JAZZ. SUITE 03/ELNEGOCITO ENR053 (ELNEGOCITO). ****

Le même groupe (ou presque), devenu un septette, se nommait il y a peu « Philémon, le chien qui ne voulait pas grandir ». Si cet humour « pataphysique » et potache ne touche que les titres des morceaux, l’album n’en développe pas moins un univers personnel fait de poésie rêveuse secouée, ici ou là, par des cuivres roboratifs (trompette et sax dont l’alto d’Erik Bogaerts), une guitare distordue (Benjamin Sauzereau) et des effets de collage prélude à de brusques éruptions au chaos ordonné.
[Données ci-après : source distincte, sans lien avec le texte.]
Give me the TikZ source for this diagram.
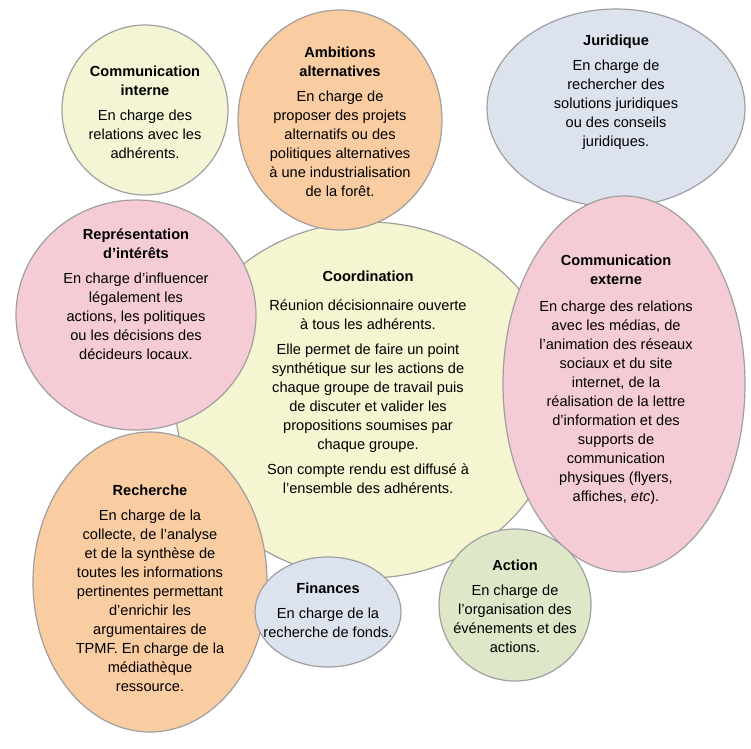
\documentclass[tikz,border=0pt]{standalone}
\usepackage{fontspec}
\setmainfont{Liberation Sans}
\begin{document}
\begin{tikzpicture}[x=1pt,y=-1pt,
  blob/.style={draw=gray!75,line width=1.2pt},
  txt/.style={align=center,font=\fontsize{14.6}{19}\selectfont,inner sep=0pt}]
\useasboundingbox (0,0) rectangle (751,748);
\definecolor{cyel}{HTML}{F5F5D2}
\definecolor{cpeach}{HTML}{F9CCA2}
\definecolor{cblue}{HTML}{DCE3EE}
\definecolor{cpink}{HTML}{F5CCD6}
\definecolor{cgreen}{HTML}{DEE8C8}
\definecolor{cyel2}{HTML}{F3F5D4}
\filldraw[blob,fill=cyel] (368,400) ellipse [x radius=193,y radius=178];
\filldraw[blob,fill=cyel2] (145,110) ellipse [x radius=83,y radius=85];
\filldraw[blob,fill=cpeach] (340,120) ellipse [x radius=102,y radius=110];
\filldraw[blob,fill=cblue] (616,108) ellipse [x radius=129,y radius=99];
\filldraw[blob,fill=cpink] (136,315) ellipse [x radius=120,y radius=115];
\filldraw[blob,fill=cpink] (624,384) ellipse [x radius=121,y radius=188];
\filldraw[blob,fill=cpeach] (150,582) ellipse [x radius=117,y radius=150];
\filldraw[blob,fill=cblue] (328,612) ellipse [x radius=73,y radius=55];
\filldraw[blob,fill=cgreen] (515,605) ellipse [x radius=76,y radius=76];

\node[txt] (coord) at (368,382) {\textbf{Coordination}\\[10pt]
Réunion décisionnaire ouverte\\à tous les adhérents.\\[6pt]
Elle permet de faire un point\\synthétique sur les actions de\\chaque groupe de travail puis\\de discuter et valider les\\propositions soumises par\\chaque groupe.\\[6pt]
Son compte rendu est diffusé à\\l’ensemble des adhérents.};
\node[txt] (ci) at (145,112) {\textbf{Communication}\\\textbf{interne}\\[6pt]En charge des\\relations avec les\\adhérents.};
\node[txt] (amb) at (340,122) {\textbf{Ambitions}\\\textbf{alternatives}\\[6pt]En charge de\\proposer des projets\\alternatifs ou des\\politiques alternatives\\à une industrialisation\\de la forêt.};
\node[txt] (jur) at (616,92) {\textbf{Juridique}\\[6pt]En charge de\\rechercher des\\solutions juridiques\\ou des conseils\\juridiques.};
\node[txt] (rep) at (136,294) {\textbf{Représentation}\\\textbf{d’intérêts}\\[6pt]En charge d’influencer\\légalement les\\actions, les politiques\\ou les décisions des\\décideurs locaux.};
\node[txt] (ce) at (616,380) {\textbf{Communication}\\\textbf{externe}\\[8pt]En charge des relations\\avec les médias, de\\l’animation des réseaux\\sociaux et du site\\internet, de la\\réalisation de la lettre\\d’information et des\\supports de\\communication\\physiques (flyers,\\affiches, \textit{etc}).};
\node[txt] (rec) at (150,588) {\textbf{Recherche}\\[6pt]En charge de la\\collecte, de l’analyse\\et de la synthèse de\\toutes les informations\\pertinentes permettant\\d’enrichir les\\argumentaires de\\TPMF. En charge de la\\médiathèque\\ressource.};
\node[txt] (fin) at (328,610) {\textbf{Finances}\\[6pt]En charge de la\\recherche de fonds.};
\node[txt] (act) at (515,606) {\textbf{Action}\\[6pt]En charge de\\l’organisation des\\événements et des\\actions.};
\end{tikzpicture}
\end{document}
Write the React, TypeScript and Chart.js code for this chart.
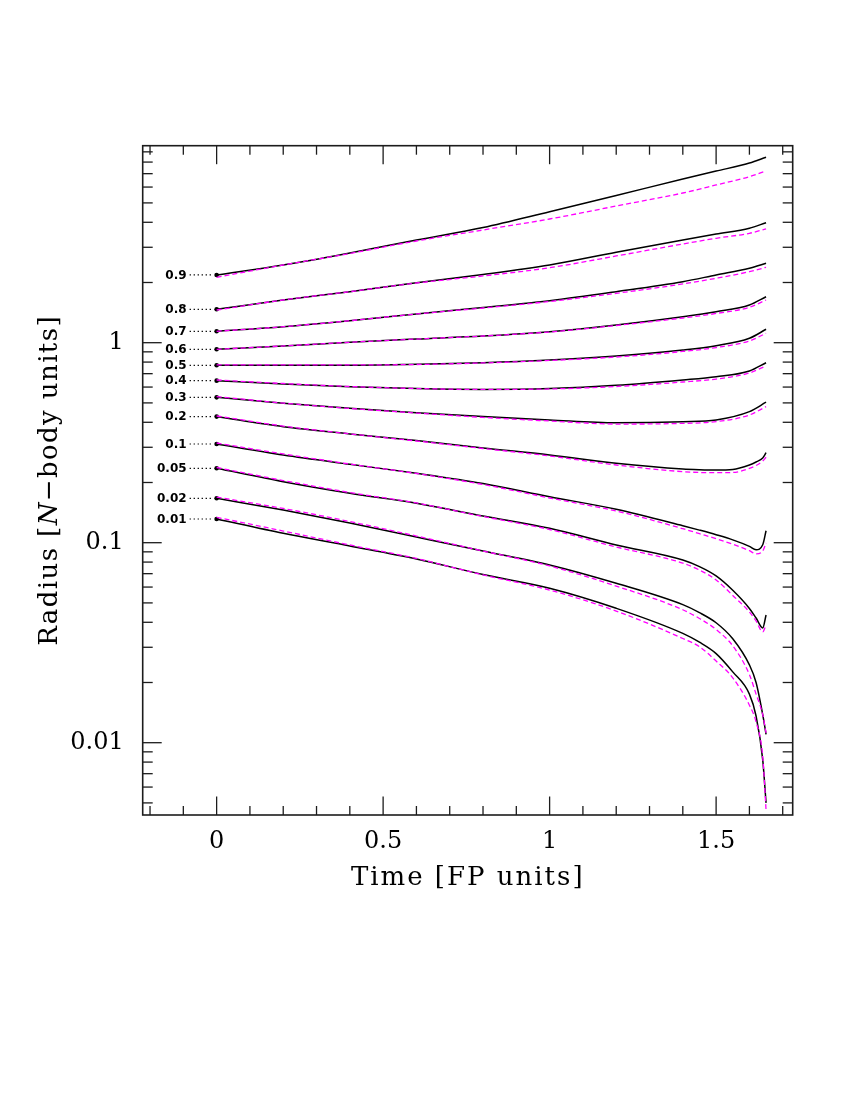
import React, { useEffect, useRef } from "react";
import { Chart, registerables } from "chart.js";

Chart.register(...registerables);

// ---- Data (Lagrangian radii vs time) ----
const FRACTIONS = ["0.9", "0.8", "0.7", "0.6", "0.5", "0.4", "0.3", "0.2", "0.1", "0.05", "0.02", "0.01"];

const TIMES_OUTER = [0, 0.2, 0.4, 0.6, 0.8, 1.0, 1.2, 1.4, 1.5, 1.6, 1.65];
const TIMES_INNER = [0, 0.2, 0.4, 0.6, 0.8, 1.0, 1.2, 1.4, 1.45, 1.5, 1.55, 1.6, 1.62, 1.64, 1.65];

// solid (black) model
const R90_A = [2.181, 2.446, 2.809, 3.262, 3.767, 4.519, 5.443, 6.584, 7.211, 7.907, 8.453];
const R80_A = [1.469, 1.635, 1.799, 1.995, 2.193, 2.446, 2.831, 3.262, 3.495, 3.733, 3.981];
const R70_A = [1.14, 1.202, 1.288, 1.392, 1.5, 1.622, 1.799, 2.018, 2.181, 2.355, 2.495];
const R60_A = [0.927, 0.963, 1.005, 1.043, 1.08, 1.135, 1.226, 1.349, 1.429, 1.543, 1.698];
const R50_A = [0.771, 0.771, 0.771, 0.78, 0.794, 0.819, 0.858, 0.919, 0.966, 1.052, 1.167];
const R40_A = [0.646, 0.622, 0.603, 0.59, 0.584, 0.59, 0.612, 0.651, 0.676, 0.722, 0.794];
const R30_A = [0.533, 0.498, 0.47, 0.447, 0.427, 0.411, 0.398, 0.403, 0.411, 0.452, 0.504];
const R20_A = [0.427, 0.38, 0.35, 0.324, 0.2975, 0.2746, 0.2495, 0.2335, 0.2317, 0.2309, 0.2323, 0.2446, 0.2532, 0.2652, 0.2818];
const R10_A = [0.3115, 0.2745, 0.2466, 0.2223, 0.1977, 0.1698, 0.1469, 0.1216, 0.1156, 0.1096, 0.1033, 0.0959, 0.0923, 0.0977, 0.1148];
const R05_A = [0.2355, 0.2018, 0.1766, 0.1574, 0.136, 0.118, 0.0974, 0.0819, 0.0759, 0.0682, 0.0578, 0.0469, 0.042, 0.0375, 0.0435];
const R02_A = [0.1667, 0.1457, 0.1255, 0.1068, 0.0909, 0.0774, 0.0627, 0.049, 0.0447, 0.0398, 0.0331, 0.0245, 0.02, 0.0138, 0.011];
const R01_A = [0.1314, 0.1114, 0.0963, 0.0829, 0.0693, 0.0592, 0.047, 0.0352, 0.0318, 0.0279, 0.0226, 0.0175, 0.0136, 0.0082, 0.005];

// dashed (magenta) model
const R90_B = [2.123, 2.446, 2.793, 3.225, 3.66, 4.154, 4.824, 5.604, 6.145, 6.761, 7.219];
const R80_B = [1.457, 1.635, 1.799, 1.988, 2.156, 2.371, 2.714, 3.115, 3.327, 3.524, 3.703];
const R70_B = [1.14, 1.202, 1.288, 1.392, 1.491, 1.607, 1.766, 1.966, 2.099, 2.265, 2.382];
const R60_B = [0.927, 0.963, 1.005, 1.043, 1.08, 1.131, 1.219, 1.329, 1.4, 1.503, 1.635];
const R50_B = [0.774, 0.774, 0.774, 0.778, 0.792, 0.815, 0.848, 0.904, 0.946, 1.02, 1.114];
const R40_B = [0.651, 0.625, 0.604, 0.59, 0.584, 0.587, 0.604, 0.636, 0.658, 0.706, 0.765];
const R30_B = [0.538, 0.499, 0.469, 0.445, 0.423, 0.406, 0.392, 0.395, 0.403, 0.435, 0.479];
const R20_B = [0.43, 0.383, 0.35, 0.3225, 0.2958, 0.2714, 0.2446, 0.2265, 0.2244, 0.2239, 0.2244, 0.2355, 0.2432, 0.2561, 0.2673];
const R10_B = [0.3151, 0.2777, 0.2474, 0.2218, 0.1954, 0.1673, 0.144, 0.1175, 0.1109, 0.1047, 0.0982, 0.0912, 0.0879, 0.0909, 0.0997];
const R05_B = [0.2377, 0.2046, 0.1782, 0.158, 0.1352, 0.1164, 0.0952, 0.0791, 0.073, 0.0651, 0.0545, 0.045, 0.0406, 0.0358, 0.0388];
const R02_B = [0.1692, 0.1483, 0.1276, 0.108, 0.0909, 0.0765, 0.0607, 0.0462, 0.0418, 0.0368, 0.0305, 0.0219, 0.0175, 0.0138, 0.0112];
const R01_B = [0.134, 0.1144, 0.0974, 0.0834, 0.069, 0.058, 0.0455, 0.0332, 0.0302, 0.0256, 0.0211, 0.0154, 0.0127, 0.0085, 0.0046];

const SOLID = [R90_A, R80_A, R70_A, R60_A, R50_A, R40_A, R30_A, R20_A, R10_A, R05_A, R02_A, R01_A];
const DASHED = [R90_B, R80_B, R70_B, R60_B, R50_B, R40_B, R30_B, R20_B, R10_B, R05_B, R02_B, R01_B];

// axes
const X_MIN = -0.222;
const X_MAX = 1.73;
const Y_MIN = 0.00435;
const Y_MAX = 9.66;
const X_MAJOR = [0, 0.5, 1, 1.5];
const X_LABELS = ["0", "0.5", "1", "1.5"];
const X_MINOR = [-0.2, -0.1, 0.1, 0.2, 0.3, 0.4, 0.6, 0.7, 0.8, 0.9, 1.1, 1.2, 1.3, 1.4, 1.6, 1.7];
const Y_MAJOR = [0.01, 0.1, 1];
const Y_LABELS = ["0.01", "0.1", "1"];
const Y_MINOR = [0.005, 0.006, 0.007, 0.008, 0.009, 0.02, 0.03, 0.04, 0.05, 0.06, 0.07, 0.08, 0.09,
  0.2, 0.3, 0.4, 0.5, 0.6, 0.7, 0.8, 0.9, 2, 3, 4, 5, 6, 7, 8, 9];

const X_TITLE = "Time [FP units]";
const Y_TITLE_PARTS = ["Radius [", "N", "\u2212body units]"];

const SERIF = "'DejaVu Serif', serif";

const framePlugin = {
  id: "frameTicks",
  afterDatasetsDraw(chart: any) {
    const { ctx, chartArea, scales } = chart;
    const { left, right, top, bottom } = chartArea;
    const xs = scales.x;
    const ys = scales.y;
    ctx.save();
    ctx.strokeStyle = "#1c1c1c";
    ctx.lineWidth = 1.3;
    const tick = (x1: number, y1: number, x2: number, y2: number) => {
      ctx.beginPath();
      ctx.moveTo(x1, y1);
      ctx.lineTo(x2, y2);
      ctx.stroke();
    };
    for (const v of X_MAJOR) {
      const p = xs.getPixelForValue(v);
      tick(p, bottom, p, bottom - 18.5);
      tick(p, top, p, top + 18.5);
    }
    for (const v of X_MINOR) {
      const p = xs.getPixelForValue(v);
      tick(p, bottom, p, bottom - 9);
      tick(p, top, p, top + 9);
    }
    for (const v of Y_MAJOR) {
      const p = ys.getPixelForValue(v);
      tick(left, p, left + 19, p);
      tick(right, p, right - 19, p);
    }
    for (const v of Y_MINOR) {
      const p = ys.getPixelForValue(v);
      if (p < top || p > bottom) continue;
      tick(left, p, left + 10, p);
      tick(right, p, right - 10, p);
    }
    ctx.lineWidth = 1.6;
    ctx.strokeRect(left, top, right - left, bottom - top);

    // leader labels for mass fractions
    chart.data.datasets.forEach((ds: any, i: number) => {
      if (!ds.fracLabel) return;
      const meta = chart.getDatasetMeta(i);
      const pt = meta.data[0];
      if (!pt) return;
      ctx.save();
      ctx.strokeStyle = "#000";
      ctx.lineWidth = 1.2;
      ctx.setLineDash([1.3, 2.7]);
      ctx.beginPath();
      ctx.moveTo(pt.x - 27, pt.y);
      ctx.lineTo(pt.x - 3, pt.y);
      ctx.stroke();
      ctx.restore();
      ctx.fillStyle = "#000";
      ctx.font = "bold 12px 'DejaVu Sans', sans-serif";
      ctx.textAlign = "right";
      ctx.textBaseline = "middle";
      ctx.fillText(ds.fracLabel, pt.x - 30, pt.y + 0.5);
    });

    // axis titles
    ctx.fillStyle = "#000";
    ctx.textBaseline = "alphabetic";
    ctx.textAlign = "left";
    ctx.font = "26px " + SERIF;
    (ctx as any).letterSpacing = "2px";
    const xw = ctx.measureText(X_TITLE).width;
    ctx.fillText(X_TITLE, (left + right) / 2 - xw / 2, 877);

    (ctx as any).letterSpacing = "1.4px";
    const fonts = ["26px " + SERIF, "italic 26px " + SERIF, "26px " + SERIF];
    const widths = Y_TITLE_PARTS.map((t, k) => {
      ctx.font = fonts[k];
      return ctx.measureText(t).width;
    });
    const total = widths.reduce((a, b) => a + b, 0);
    ctx.save();
    ctx.translate(49, (top + bottom) / 2);
    ctx.rotate(-Math.PI / 2);
    let cx = -total / 2;
    Y_TITLE_PARTS.forEach((t, k) => {
      ctx.font = fonts[k];
      ctx.fillText(t, cx, 0);
      cx += widths[k];
    });
    ctx.restore();
    (ctx as any).letterSpacing = "0px";
    ctx.restore();
  },
};

export default function App() {
  const ref = useRef<HTMLCanvasElement | null>(null);

  useEffect(() => {
    if (!ref.current) return;
    const datasets: any[] = [];
    FRACTIONS.forEach((f, k) => {
      const times = DASHED[k].length === TIMES_OUTER.length ? TIMES_OUTER : TIMES_INNER;
      datasets.push({
        label: "model B " + f,
        data: DASHED[k].map((r, i) => ({ x: times[i], y: r })),
        borderColor: "#ff00ff",
        borderWidth: 1.3,
        borderDash: [5, 3],
        pointRadius: 0,
        fill: false,
        cubicInterpolationMode: "monotone",
      });
    });
    FRACTIONS.forEach((f, k) => {
      const times = SOLID[k].length === TIMES_OUTER.length ? TIMES_OUTER : TIMES_INNER;
      datasets.push({
        label: "model A " + f,
        fracLabel: f,
        data: SOLID[k].map((r, i) => ({ x: times[i], y: r })),
        borderColor: "#000000",
        borderWidth: 1.5,
        pointRadius: (c: any) => (c.dataIndex === 0 ? 2.3 : 0),
        pointBackgroundColor: "#000",
        pointBorderColor: "#000",
        pointBorderWidth: 0,
        fill: false,
        cubicInterpolationMode: "monotone",
      });
    });

    const chart = new Chart(ref.current, {
      type: "line",
      data: { datasets },
      plugins: [framePlugin],
      options: {
        animation: false,
        responsive: false,
        devicePixelRatio: 1,
        layout: { padding: { left: 0, right: 49.3, top: 137.7, bottom: 0 } },
        plugins: { legend: { display: false }, tooltip: { enabled: false } },
        scales: {
          x: {
            type: "linear",
            min: X_MIN,
            max: X_MAX,
            grid: { display: false, drawTicks: false },
            border: { display: false },
            afterBuildTicks: (s: any) => {
              s.ticks = X_MAJOR.map((v) => ({ value: v }));
            },
            afterFit: (s: any) => {
              s.height = 77;
            },
            ticks: {
              color: "#000",
              padding: 12,
              maxRotation: 0,
              autoSkip: false,
              font: { family: SERIF, size: 24 },
              callback: (_v: any, i: number) => X_LABELS[i],
            },
          },
          y: {
            type: "logarithmic",
            min: Y_MIN,
            max: Y_MAX,
            grid: { display: false, drawTicks: false },
            border: { display: false },
            afterBuildTicks: (s: any) => {
              s.ticks = Y_MAJOR.map((v) => ({ value: v }));
            },
            afterFit: (s: any) => {
              s.width = 134.7;
            },
            ticks: {
              color: "#000",
              padding: 19,
              autoSkip: false,
              font: { family: SERIF, size: 24 },
              callback: (_v: any, i: number) => Y_LABELS[i],
            },
          },
        },
      },
    });
    return () => chart.destroy();
  }, []);

  return (
    <div style={{ width: 834, height: 884 }}>
      <canvas ref={ref} width={834} height={884} style={{ display: "block" }} />
    </div>
  );
}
Pour autant, Virgule est tout sauf prévisible: ses douze titres qui paraissent si semblables dans un premier temps se révèlent bien plus subtils et variés comme le démontre chaque nouvelle écoute. Bref, c’est belge et c’est chaudement recommandé. (Ph.E.)

Muhal Richard Abrams – « The Complete Remastered Recordings on Black Saint & Soul Note vol. 2 »

JAZZ. KEPACH MUSIC GROUP BXS 1041/ 9CD SET (PIAS). ****(*)

Fondateur de l’AACM dont la discographie pourtant abondante reste encore méconnue, Abrams a d’abord été publié par Delmark puis le défunt Arista Novus avant que sa production ne devienne l’exclusivité du label italien Black Saint. Après la publication d’un premier coffret de huit albums en 2012 consacré à ses enregistrements orchestraux, ce volume 2 (un poil en dessous de son prédécesseur) contient neuf CD déclinés en quatre duos, soit Duets and Solo cosigné par Roscoe Mitchell, Sightsong avec le bassiste Malachi Favor comme interlocuteur, Duet, disque pour deux pianos où sa partenaire est Amina Claudine Myers et, sous le nom du violoniste Leroy Jenkins, Lifelong Ambitions, puis deux quintettes, 10QA+19 où officie Anthony Braxton et Henry Threadgill et Colors In Thirty-Third, un sextette, Family Talk et, enfin, un octette pour Song For All que complète le Shadowgraph, 5 de George Lewis. Si cette seule énumération se suffit à elle-même, soulignons à nouveau la beauté de ce chef-d’oeuvre absolu du pianiste qu’est Sightsong où il dialogue magistralement avec l’immense Malachi Favor à la basse, et les magnifiques albums que restent Duets and Solo, Family Talk ou Shadowgraph, trois perles d’exception qu’Abrams en soit le seul maître à bord ou qu’il y joue les sidemen de luxe. (Ph.E.)